Advice for the School Year: What You Can do if Your Child Gets Sent Home for Not Following the School’s Policies?

Often parents ask themselves what they can do if their children get sent home for not following the school’s policies. Here’s a simple Q&A for the frequently asked questions. 

What should I do if I don’t like my child’s school’s curriculum?

Most schools will follow the National Curriculum and they are required by law to do that unless there is a good reason not to. If there is an element of what they are teaching that you are not happy with, the first step would be to raise it with the school. It may be that there are elements of the curriculum which the school will permit a child to be excluded from.

Ultimately, if you are not happy with the curriculum that is being followed, parents can make the decision to ‘home school’ their children. If you decide to home school, then there is no requirement for you to follow the National Curriculum in teaching your child, other than if you wished to enter them into national exams such as GCSEs or A Levels.


I believe my child’s school uniform policy is too strict, how can I get this changed?

Whether a school has a uniform policy is a decision made by the governing body of the school, although the Department for Education “…strongly encourages schools to have a uniform as it can play a valuable role in contributing to the ethos of a school and setting an appropriate tone.”

The first step in challenging the policy would be to speak to the school to discuss your concerns about the strictness of the policy and see whether a resolution can be reached. If this is unsuccessful, all governing bodies should have a formal complaints procedure, so you should raise your concerns through this formal route. Governors should be willing to consider reasonable requests for flexibility in the uniform policy for an individual pupil to accommodate particular social and cultural circumstances.


My child has dyed their hair an ‘unnatural colour’ and the school has sent them home, how can I challenge this?
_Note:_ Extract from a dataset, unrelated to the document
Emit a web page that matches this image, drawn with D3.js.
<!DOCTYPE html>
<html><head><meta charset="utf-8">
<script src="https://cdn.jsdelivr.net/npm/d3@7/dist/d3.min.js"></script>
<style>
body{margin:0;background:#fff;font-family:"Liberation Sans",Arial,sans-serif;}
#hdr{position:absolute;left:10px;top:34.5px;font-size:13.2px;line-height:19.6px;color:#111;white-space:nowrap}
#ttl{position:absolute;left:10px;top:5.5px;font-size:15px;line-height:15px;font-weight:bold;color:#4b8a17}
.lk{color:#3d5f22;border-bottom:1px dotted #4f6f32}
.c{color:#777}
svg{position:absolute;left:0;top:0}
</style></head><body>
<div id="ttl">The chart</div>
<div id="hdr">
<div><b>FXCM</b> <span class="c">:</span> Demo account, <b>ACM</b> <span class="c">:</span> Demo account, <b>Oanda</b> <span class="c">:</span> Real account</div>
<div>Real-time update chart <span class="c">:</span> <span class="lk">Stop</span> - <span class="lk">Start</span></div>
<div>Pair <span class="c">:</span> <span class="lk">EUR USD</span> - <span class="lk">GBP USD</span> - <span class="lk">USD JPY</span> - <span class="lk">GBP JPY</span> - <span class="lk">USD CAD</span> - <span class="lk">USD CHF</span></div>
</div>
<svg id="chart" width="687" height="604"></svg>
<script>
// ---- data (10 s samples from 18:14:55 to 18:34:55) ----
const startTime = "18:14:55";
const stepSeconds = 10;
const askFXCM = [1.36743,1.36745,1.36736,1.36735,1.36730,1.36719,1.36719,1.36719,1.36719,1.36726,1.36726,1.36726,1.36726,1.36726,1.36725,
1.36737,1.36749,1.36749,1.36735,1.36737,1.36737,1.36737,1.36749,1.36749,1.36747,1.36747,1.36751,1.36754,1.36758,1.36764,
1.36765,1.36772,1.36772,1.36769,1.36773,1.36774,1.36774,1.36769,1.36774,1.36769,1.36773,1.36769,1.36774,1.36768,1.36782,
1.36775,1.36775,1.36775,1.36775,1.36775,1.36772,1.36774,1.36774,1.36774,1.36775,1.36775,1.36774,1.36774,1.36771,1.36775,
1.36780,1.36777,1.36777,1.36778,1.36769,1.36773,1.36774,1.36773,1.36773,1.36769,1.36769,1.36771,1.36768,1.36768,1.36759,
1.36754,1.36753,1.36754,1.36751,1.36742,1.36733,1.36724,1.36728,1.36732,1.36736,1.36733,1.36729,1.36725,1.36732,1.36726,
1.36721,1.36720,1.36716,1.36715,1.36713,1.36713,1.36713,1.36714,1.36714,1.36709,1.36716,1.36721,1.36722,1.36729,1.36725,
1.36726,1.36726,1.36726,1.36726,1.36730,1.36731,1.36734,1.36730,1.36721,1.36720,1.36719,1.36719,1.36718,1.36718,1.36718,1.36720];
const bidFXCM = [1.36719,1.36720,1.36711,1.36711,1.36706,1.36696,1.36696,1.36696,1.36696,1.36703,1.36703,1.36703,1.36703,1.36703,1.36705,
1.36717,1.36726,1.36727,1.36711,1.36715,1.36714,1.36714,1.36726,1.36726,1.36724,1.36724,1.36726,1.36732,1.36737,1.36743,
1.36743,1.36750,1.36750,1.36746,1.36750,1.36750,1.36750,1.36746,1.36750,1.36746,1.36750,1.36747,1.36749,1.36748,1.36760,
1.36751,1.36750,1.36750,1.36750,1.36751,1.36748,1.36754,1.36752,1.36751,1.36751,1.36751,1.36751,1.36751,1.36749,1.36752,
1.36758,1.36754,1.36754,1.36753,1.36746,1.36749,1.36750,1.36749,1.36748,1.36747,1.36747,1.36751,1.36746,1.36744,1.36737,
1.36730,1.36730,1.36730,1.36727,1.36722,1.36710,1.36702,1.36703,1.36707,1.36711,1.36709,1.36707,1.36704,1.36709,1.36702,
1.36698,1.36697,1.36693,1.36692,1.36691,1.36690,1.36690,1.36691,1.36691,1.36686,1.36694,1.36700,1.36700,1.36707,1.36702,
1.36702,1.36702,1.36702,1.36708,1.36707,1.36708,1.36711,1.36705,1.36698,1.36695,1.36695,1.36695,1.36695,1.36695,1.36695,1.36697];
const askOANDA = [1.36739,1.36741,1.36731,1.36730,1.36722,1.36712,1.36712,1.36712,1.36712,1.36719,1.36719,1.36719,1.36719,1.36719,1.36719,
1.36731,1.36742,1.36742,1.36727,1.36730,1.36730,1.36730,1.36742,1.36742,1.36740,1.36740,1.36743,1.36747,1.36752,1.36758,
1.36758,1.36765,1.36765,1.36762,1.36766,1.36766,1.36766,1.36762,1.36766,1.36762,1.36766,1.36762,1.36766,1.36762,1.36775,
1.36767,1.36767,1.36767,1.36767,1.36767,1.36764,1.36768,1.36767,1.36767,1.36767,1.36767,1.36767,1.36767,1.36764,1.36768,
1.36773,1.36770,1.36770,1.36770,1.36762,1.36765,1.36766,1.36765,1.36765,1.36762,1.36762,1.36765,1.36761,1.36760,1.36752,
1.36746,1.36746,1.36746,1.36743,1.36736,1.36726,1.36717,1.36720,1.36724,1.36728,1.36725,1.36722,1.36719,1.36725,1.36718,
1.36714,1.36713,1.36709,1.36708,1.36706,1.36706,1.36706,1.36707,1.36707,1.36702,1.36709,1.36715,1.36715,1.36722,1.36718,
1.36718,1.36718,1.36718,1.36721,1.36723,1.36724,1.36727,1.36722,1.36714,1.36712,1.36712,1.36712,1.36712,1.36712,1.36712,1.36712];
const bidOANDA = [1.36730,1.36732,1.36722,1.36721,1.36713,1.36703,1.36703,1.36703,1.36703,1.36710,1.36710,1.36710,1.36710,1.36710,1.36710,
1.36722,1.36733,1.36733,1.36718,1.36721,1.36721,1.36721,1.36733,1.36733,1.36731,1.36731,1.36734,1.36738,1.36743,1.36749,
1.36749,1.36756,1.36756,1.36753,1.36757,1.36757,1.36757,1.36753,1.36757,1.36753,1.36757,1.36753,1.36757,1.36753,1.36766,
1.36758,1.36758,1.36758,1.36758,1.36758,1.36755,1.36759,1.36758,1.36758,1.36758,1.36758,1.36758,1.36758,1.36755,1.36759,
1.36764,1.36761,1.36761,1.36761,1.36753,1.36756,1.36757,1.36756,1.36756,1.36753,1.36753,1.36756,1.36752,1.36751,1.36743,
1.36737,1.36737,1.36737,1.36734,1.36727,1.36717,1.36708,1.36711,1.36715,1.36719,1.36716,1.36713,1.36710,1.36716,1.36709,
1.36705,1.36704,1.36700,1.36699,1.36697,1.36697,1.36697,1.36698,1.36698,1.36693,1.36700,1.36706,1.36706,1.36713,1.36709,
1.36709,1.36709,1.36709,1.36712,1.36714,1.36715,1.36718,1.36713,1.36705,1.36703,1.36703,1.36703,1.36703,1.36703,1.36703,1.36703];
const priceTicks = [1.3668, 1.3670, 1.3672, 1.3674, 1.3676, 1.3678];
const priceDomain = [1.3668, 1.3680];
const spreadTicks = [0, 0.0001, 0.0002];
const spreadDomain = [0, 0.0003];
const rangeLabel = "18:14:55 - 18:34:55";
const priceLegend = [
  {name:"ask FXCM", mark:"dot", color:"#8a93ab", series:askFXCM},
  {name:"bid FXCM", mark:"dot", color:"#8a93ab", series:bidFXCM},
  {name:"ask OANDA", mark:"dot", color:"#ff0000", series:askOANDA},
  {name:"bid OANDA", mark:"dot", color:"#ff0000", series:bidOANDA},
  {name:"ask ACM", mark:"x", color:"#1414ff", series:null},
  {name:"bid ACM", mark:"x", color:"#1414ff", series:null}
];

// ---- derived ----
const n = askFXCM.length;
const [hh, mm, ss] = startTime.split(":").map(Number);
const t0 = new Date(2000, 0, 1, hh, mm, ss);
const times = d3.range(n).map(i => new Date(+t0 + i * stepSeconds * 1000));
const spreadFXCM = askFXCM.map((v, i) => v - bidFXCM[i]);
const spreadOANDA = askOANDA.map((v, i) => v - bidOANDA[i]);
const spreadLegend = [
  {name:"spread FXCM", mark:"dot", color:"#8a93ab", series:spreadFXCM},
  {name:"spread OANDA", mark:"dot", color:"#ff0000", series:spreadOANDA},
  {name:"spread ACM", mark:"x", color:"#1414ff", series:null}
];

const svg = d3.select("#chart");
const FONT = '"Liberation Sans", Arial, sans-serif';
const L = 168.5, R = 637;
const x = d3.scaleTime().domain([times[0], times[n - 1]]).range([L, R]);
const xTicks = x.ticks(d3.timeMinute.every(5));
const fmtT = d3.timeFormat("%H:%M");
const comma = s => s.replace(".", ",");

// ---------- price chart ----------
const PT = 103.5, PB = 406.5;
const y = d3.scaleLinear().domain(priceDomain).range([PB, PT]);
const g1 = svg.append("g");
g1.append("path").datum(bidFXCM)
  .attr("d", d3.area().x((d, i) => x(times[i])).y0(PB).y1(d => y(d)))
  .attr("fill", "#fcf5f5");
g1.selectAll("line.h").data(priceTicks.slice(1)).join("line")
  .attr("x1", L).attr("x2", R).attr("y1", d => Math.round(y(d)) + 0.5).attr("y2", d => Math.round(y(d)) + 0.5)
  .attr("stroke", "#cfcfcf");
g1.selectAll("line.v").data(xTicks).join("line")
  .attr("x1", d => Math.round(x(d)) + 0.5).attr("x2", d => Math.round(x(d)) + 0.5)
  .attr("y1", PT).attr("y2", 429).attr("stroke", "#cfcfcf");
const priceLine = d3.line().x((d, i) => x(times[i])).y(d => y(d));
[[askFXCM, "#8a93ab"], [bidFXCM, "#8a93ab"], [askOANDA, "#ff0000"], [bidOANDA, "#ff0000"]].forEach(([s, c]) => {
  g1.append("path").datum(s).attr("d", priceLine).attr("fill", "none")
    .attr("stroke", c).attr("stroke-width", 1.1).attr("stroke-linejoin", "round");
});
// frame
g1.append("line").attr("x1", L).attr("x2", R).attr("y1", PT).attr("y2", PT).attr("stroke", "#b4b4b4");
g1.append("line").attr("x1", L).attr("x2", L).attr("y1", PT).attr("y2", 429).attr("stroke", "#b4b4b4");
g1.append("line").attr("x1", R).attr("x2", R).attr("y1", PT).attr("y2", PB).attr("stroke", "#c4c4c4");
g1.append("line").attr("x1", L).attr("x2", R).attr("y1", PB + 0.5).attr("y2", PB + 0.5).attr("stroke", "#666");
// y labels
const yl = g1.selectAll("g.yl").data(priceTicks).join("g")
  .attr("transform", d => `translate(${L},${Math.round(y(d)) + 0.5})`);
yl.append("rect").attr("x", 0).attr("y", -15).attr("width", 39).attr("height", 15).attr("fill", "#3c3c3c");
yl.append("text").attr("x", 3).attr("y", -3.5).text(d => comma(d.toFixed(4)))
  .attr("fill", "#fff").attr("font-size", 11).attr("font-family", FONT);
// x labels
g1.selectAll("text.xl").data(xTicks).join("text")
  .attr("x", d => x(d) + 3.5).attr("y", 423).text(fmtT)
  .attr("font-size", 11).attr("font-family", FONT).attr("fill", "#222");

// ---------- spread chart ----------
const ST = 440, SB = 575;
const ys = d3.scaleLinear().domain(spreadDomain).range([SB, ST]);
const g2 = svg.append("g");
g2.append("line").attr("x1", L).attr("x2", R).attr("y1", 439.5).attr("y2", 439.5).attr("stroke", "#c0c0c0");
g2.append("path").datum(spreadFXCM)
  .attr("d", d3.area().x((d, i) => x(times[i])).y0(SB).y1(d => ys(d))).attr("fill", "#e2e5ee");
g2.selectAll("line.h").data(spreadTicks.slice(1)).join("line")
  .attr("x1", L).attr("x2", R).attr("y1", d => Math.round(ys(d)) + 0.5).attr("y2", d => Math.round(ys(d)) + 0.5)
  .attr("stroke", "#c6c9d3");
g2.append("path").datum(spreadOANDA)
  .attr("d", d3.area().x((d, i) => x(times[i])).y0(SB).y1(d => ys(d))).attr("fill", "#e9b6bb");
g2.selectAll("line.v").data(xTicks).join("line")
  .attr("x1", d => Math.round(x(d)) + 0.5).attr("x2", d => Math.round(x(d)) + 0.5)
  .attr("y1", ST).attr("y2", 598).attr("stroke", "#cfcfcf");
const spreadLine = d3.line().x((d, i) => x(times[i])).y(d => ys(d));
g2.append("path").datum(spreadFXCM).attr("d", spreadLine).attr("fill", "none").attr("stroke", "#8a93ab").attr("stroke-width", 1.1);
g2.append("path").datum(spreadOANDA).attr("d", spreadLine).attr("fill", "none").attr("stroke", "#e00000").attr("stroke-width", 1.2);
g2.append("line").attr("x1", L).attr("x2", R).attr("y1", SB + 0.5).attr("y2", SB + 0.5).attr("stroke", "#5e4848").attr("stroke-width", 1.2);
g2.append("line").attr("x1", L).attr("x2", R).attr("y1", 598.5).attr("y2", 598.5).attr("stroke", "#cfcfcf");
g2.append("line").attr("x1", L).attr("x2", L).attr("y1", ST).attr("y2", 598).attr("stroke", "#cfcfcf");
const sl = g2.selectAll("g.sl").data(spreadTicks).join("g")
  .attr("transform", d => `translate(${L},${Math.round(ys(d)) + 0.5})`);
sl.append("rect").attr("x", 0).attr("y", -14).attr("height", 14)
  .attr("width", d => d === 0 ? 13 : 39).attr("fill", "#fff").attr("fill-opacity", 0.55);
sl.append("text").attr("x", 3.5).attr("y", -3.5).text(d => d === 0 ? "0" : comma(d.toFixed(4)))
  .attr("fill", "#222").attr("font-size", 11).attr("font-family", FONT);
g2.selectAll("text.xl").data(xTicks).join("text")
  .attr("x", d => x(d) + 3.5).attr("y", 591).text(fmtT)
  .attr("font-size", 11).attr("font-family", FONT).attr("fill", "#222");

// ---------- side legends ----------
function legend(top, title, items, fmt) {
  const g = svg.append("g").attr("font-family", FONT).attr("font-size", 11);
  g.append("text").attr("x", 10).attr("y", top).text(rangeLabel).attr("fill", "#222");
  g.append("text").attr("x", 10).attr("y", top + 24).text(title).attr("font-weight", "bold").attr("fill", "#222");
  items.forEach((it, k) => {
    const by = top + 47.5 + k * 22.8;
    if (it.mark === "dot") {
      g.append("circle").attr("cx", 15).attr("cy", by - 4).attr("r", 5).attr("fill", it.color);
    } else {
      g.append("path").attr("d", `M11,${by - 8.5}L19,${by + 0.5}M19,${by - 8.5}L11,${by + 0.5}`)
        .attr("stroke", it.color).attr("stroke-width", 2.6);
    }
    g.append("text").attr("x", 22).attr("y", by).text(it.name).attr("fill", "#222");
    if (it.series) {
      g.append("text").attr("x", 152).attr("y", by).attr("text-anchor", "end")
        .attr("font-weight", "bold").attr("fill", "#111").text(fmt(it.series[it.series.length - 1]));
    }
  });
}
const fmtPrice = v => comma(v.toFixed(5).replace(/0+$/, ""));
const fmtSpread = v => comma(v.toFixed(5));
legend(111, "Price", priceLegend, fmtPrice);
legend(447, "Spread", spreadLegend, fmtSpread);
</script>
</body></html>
A head teacher, or a person authorised by the head teacher, may ask a pupil to go home briefly to remedy a breach of the school’s rules on appearance or uniform. When making this decision schools need to consider the child’s age and vulnerability, the ease and time it will take, and the availability of the child’s parents. The parents should also be notified.

The school policy on appearance should have been communicated to the parents and pupils and if you feel that your child’s new hair colour does not breach that, then the first step would be to raise your concern with the school and challenge the stance they have taken.


My child was put in isolation for refusing to adhere to uniform guidelines, and the school won’t let them return to lessons. What legal action can I take against the school?

If your child has been excluded from lessons, the school should be following statutory guidelines when making that decision. The decision to exclude a pupil must be lawful, reasonable and fair. Schools have a statutory duty not to discriminate against pupils on the basis of protected characteristics, such as disability or race.

You should firstly challenge the exclusion with the governing body, which has a duty to consider parents’ representations about an exclusion. Where a pupil would be excluded for more than five – but less than 15 – school days in the term,  if the parents make representations, the governing board must consider within 50 school days of receiving the notice of exclusion whether the excluded pupil should be reinstated.


Disclaimer: This information is for general guidance regarding rights and responsibilities and is not formal legal advice as no lawyer-client relationship has been created.